Exercise objective =
Skip the pictures. Set down, word for word, the lines from the start of the material up to and including the line with "import seaborn as sns".

Raw data =
* * *

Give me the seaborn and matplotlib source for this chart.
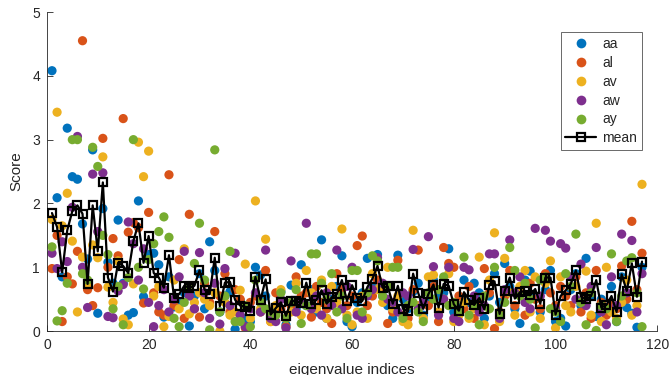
import matplotlib
matplotlib.use("Agg")
import matplotlib.pyplot as plt
from matplotlib.lines import Line2D
import numpy as np
import pandas as pd
import seaborn as sns

series_names = ["aa", "al", "av", "aw", "ay"]
colors = ["#0072BD", "#D95319", "#EDB120", "#7E2F8E", "#77AC30"]

aa = [4.08, 2.09, 0.85, 3.18, 2.42, 2.38, 1.68, 1.13, 2.84, 0.28,
      1.92, 1.08, 0.75, 1.74, 0.75, 0.25, 0.29, 2.04, 0.54, 1.20,
      1.22, 1.04, 0.22, 0.85, 0.38, 0.45, 0.60, 0.08, 0.55, 0.90,
      0.35, 1.40, 0.95, 0.30, 0.55, 0.62, 0.03, 0.48, 0.20, 0.15,
      1.00, 0.88, 0.55, 0.25, 0.30, 0.62, 0.10, 0.72, 0.35, 1.04,
      0.40, 0.65, 0.30, 1.43, 0.20, 0.50, 0.70, 1.18, 0.15, 0.07,
      0.45, 0.60, 1.14, 0.70, 1.20, 0.55, 0.40, 0.20, 1.19, 0.50,
      0.35, 0.62, 0.75, 0.25, 0.45, 0.80, 0.55, 0.60, 1.29, 0.30,
      0.40, 0.80, 0.45, 0.75, 0.60, 0.20, 0.55, 0.90, 0.45, 1.06,
      0.70, 0.35, 0.12, 0.80, 0.94, 0.55, 0.30, 0.65, 0.95, 0.15,
      0.20, 0.08, 0.65, 0.90, 0.40, 1.14, 0.55, 0.23, 0.50, 0.35,
      0.70, 0.15, 0.85, 0.37, 0.28, 0.06, 1.00]

al = [0.98, 1.50, 0.15, 0.85, 0.74, 1.25, 4.55, 0.65, 0.40, 0.68,
      3.02, 1.00, 1.45, 1.18, 3.33, 1.55, 1.70, 1.62, 0.44, 1.86,
      0.60, 0.30, 0.25, 2.45, 0.40, 1.12, 0.20, 1.83, 0.35, 0.22,
      0.75, 0.45, 1.56, 0.55, 0.90, 0.30, 0.65, 0.50, 0.05, 0.45,
      0.55, 0.30, 0.95, 0.15, 0.60, 0.35, 0.07, 0.40, 0.85, 0.55,
      0.60, 0.22, 0.70, 0.45, 0.35, 0.12, 0.90, 0.65, 0.40, 0.55,
      1.34, 1.49, 0.40, 0.55, 0.80, 0.70, 0.12, 0.30, 1.11, 0.25,
      0.20, 0.65, 1.27, 0.45, 0.40, 0.70, 0.15, 1.31, 1.06, 1.00,
      0.55, 0.35, 0.70, 0.20, 0.45, 0.98, 0.60, 0.04, 0.30, 0.55,
      0.95, 0.40, 0.65, 0.25, 0.75, 0.50, 0.35, 0.90, 0.60, 0.40,
      0.70, 0.55, 0.40, 0.85, 0.30, 0.60, 0.20, 0.95, 0.45, 0.25,
      0.40, 0.35, 1.02, 0.50, 1.72, 0.65, 1.22]

av = [1.75, 3.43, 1.65, 2.16, 1.41, 0.30, 1.16, 0.75, 1.35, 1.15,
      2.73, 0.69, 0.45, 1.10, 0.19, 0.10, 0.74, 2.96, 2.42, 2.82,
      0.55, 0.70, 0.07, 0.23, 0.80, 0.35, 1.29, 0.27, 0.45, 0.60,
      0.50, 0.40, 0.60, 0.00, 0.45, 0.25, 0.30, 0.64, 1.05, 0.20,
      2.04, 0.35, 1.44, 0.15, 0.40, 0.65, 0.20, 0.30, 0.75, 0.25,
      0.95, 0.60, 0.35, 0.80, 0.20, 0.70, 0.45, 1.60, 0.25, 0.10,
      0.30, 0.55, 0.20, 0.90, 0.65, 0.45, 1.00, 0.35, 0.55, 0.15,
      0.10, 1.58, 0.40, 0.20, 0.85, 0.88, 0.30, 0.50, 0.90, 0.15,
      0.25, 0.45, 0.20, 0.35, 1.16, 0.10, 0.80, 1.54, 0.15, 1.14,
      0.60, 0.25, 0.70, 0.95, 0.30, 0.85, 0.20, 0.75, 1.10, 0.05,
      0.85, 0.40, 0.30, 0.70, 0.45, 0.94, 0.25, 1.69, 0.15, 1.00,
      0.30, 0.20, 0.45, 0.80, 0.25, 0.40, 2.30]

aw = [1.22, 0.98, 1.40, 1.09, 1.94, 3.05, 1.00, 0.37, 2.46, 1.56,
      2.48, 0.23, 0.21, 0.63, 0.73, 1.71, 1.37, 0.80, 1.29, 0.45,
      0.07, 0.40, 0.65, 0.30, 0.50, 0.85, 1.25, 0.55, 0.35, 1.23,
      0.60, 0.20, 0.75, 0.11, 0.98, 0.40, 1.22, 0.25, 0.07, 0.35,
      0.60, 0.30, 1.27, 0.20, 0.15, 0.50, 0.05, 1.10, 0.30, 0.45,
      1.69, 0.35, 0.55, 0.25, 0.60, 0.40, 1.27, 0.35, 0.70, 1.00,
      0.25, 0.20, 0.55, 0.65, 1.15, 0.75, 0.50, 0.45, 0.30, 0.60,
      0.55, 1.28, 0.35, 0.45, 1.48, 1.01, 0.25, 0.50, 1.00, 0.20,
      0.15, 1.00, 0.96, 0.55, 0.30, 0.40, 1.21, 1.21, 0.20, 0.65,
      1.43, 0.60, 0.85, 0.45, 0.35, 1.61, 0.55, 1.58, 1.41, 0.35,
      1.37, 1.30, 0.85, 0.50, 1.05, 0.40, 0.70, 1.31, 0.30, 0.10,
      0.85, 0.40, 1.52, 0.60, 1.42, 0.30, 0.90]

ay = [1.32, 0.16, 0.32, 0.75, 3.00, 3.00, 0.90, 0.80, 2.88, 2.58,
      1.50, 1.20, 0.35, 0.70, 0.10, 0.84, 3.00, 1.00, 0.66, 1.12,
      1.37, 1.56, 1.79, 1.47, 0.20, 0.07, 0.45, 0.70, 1.06, 1.69,
      0.80, 0.02, 2.84, 0.30, 0.55, 1.25, 0.15, 0.15, 0.40, 0.07,
      0.80, 0.45, 0.35, 0.30, 0.25, 0.60, 0.20, 0.45, 0.65, 0.12,
      0.40, 1.21, 1.21, 0.75, 0.50, 0.90, 0.30, 0.55, 0.20, 0.95,
      0.95, 0.30, 0.60, 1.18, 1.10, 0.55, 0.70, 1.00, 1.00, 0.20,
      0.40, 0.45, 0.30, 0.15, 0.60, 0.50, 0.65, 0.85, 0.40, 0.45,
      0.30, 1.16, 0.25, 0.40, 0.10, 0.55, 0.35, 1.00, 0.25, 0.45,
      1.31, 0.95, 0.55, 0.75, 0.50, 0.05, 0.80, 0.85, 0.35, 0.30,
      0.15, 0.90, 0.70, 1.52, 0.45, 0.10, 0.60, 0.01, 0.40, 0.35,
      1.21, 0.15, 0.55, 1.10, 1.15, 0.60, 0.07]

mean_vals = [1.85, 1.63, 0.92, 1.58, 1.88, 1.97, 1.84, 0.74, 1.97, 1.25,
             2.33, 0.84, 0.62, 1.07, 1.02, 0.91, 1.41, 1.69, 1.07, 1.49,
             0.91, 0.84, 0.68, 1.19, 0.52, 0.58, 0.71, 0.68, 0.71, 0.95,
             0.65, 0.58, 1.15, 0.39, 0.76, 0.77, 0.49, 0.40, 0.38, 0.31,
             0.85, 0.49, 0.81, 0.26, 0.36, 0.45, 0.24, 0.47, 0.47, 0.44,
             0.76, 0.42, 0.49, 0.64, 0.43, 0.53, 0.58, 0.80, 0.47, 0.72,
             0.52, 0.47, 0.69, 0.82, 1.02, 0.68, 0.70, 0.43, 0.71, 0.35,
             0.31, 0.90, 0.60, 0.35, 0.58, 0.73, 0.37, 0.74, 0.71, 0.42,
             0.32, 0.61, 0.49, 0.41, 0.52, 0.34, 0.73, 0.78, 0.27, 0.63,
             0.84, 0.51, 0.61, 0.63, 0.56, 0.66, 0.43, 0.84, 0.84, 0.26,
             0.55, 0.64, 0.74, 0.95, 0.54, 0.50, 0.55, 0.80, 0.37, 0.41,
             0.55, 0.30, 0.89, 0.63, 1.06, 0.54, 1.09]

x_ticks = [0, 20, 40, 60, 80, 100, 120]
y_ticks = [0, 1, 2, 3, 4, 5]

series = [aa, al, av, aw, ay]
idx = np.arange(1, len(mean_vals) + 1)
frames = [pd.DataFrame({"index": idx, "score": vals, "phone": name})
          for name, vals in zip(series_names, series)]
df = pd.concat(frames, ignore_index=True)

sns.set_style("white")
plt.rcParams["font.family"] = ["Liberation Sans", "DejaVu Sans"]
axc = "#262626"

fig = plt.figure(figsize=(6.7, 3.75), dpi=100)
ax = fig.add_axes([0.070, 0.117, 0.911, 0.851])

sns.scatterplot(data=df, x="index", y="score", hue="phone",
                palette=dict(zip(series_names, colors)), s=44,
                linewidth=0, alpha=1.0, legend=False, ax=ax, zorder=2)
ax.plot(idx, mean_vals, color="black", linewidth=1.6, marker="s",
        markersize=6.4, markerfacecolor="none", markeredgecolor="black",
        markeredgewidth=1.6, zorder=3)

ax.set_xlim(0, 120)
ax.set_ylim(0, 5)
ax.set_xticks(x_ticks)
ax.set_yticks(y_ticks)
ax.tick_params(direction="in", length=4, width=0.6, colors=axc,
               labelsize=10, pad=5)
for side in ["top", "right"]:
    ax.spines[side].set_visible(False)
for side in ["left", "bottom"]:
    ax.spines[side].set_color(axc)
    ax.spines[side].set_linewidth(0.6)
ax.tick_params(axis="both", which="both", bottom=True, left=True)

ax.set_xlabel("eigenvalue indices", fontsize=11, color=axc, labelpad=8)
ax.set_ylabel("Score", fontsize=11, color=axc, labelpad=6)

handles = [Line2D([], [], linestyle="none", marker="o", markersize=7,
                  markerfacecolor=c, markeredgecolor="none") for c in colors]
handles.append(Line2D([], [], color="black", linewidth=1.6, marker="s",
                      markersize=6.4, markerfacecolor="none",
                      markeredgecolor="black", markeredgewidth=1.6))
labels = series_names + ["mean"]
leg = ax.legend(handles, labels, loc="upper right",
                bbox_to_anchor=(0.975, 0.937), borderaxespad=0,
                fontsize=10, frameon=True, fancybox=False,
                labelspacing=0.35, handlelength=2.2, handletextpad=0.45,
                borderpad=0.35)
leg.get_frame().set_edgecolor(axc)
leg.get_frame().set_linewidth(0.6)
for t in leg.get_texts():
    t.set_color(axc)

fig.savefig("out.png", dpi=100)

* * *

Problem solution =
Give me the seaborn and matplotlib source for this chart.
import matplotlib
matplotlib.use("Agg")
import matplotlib.pyplot as plt
from matplotlib.lines import Line2D
import numpy as np
import pandas as pd
import seaborn as sns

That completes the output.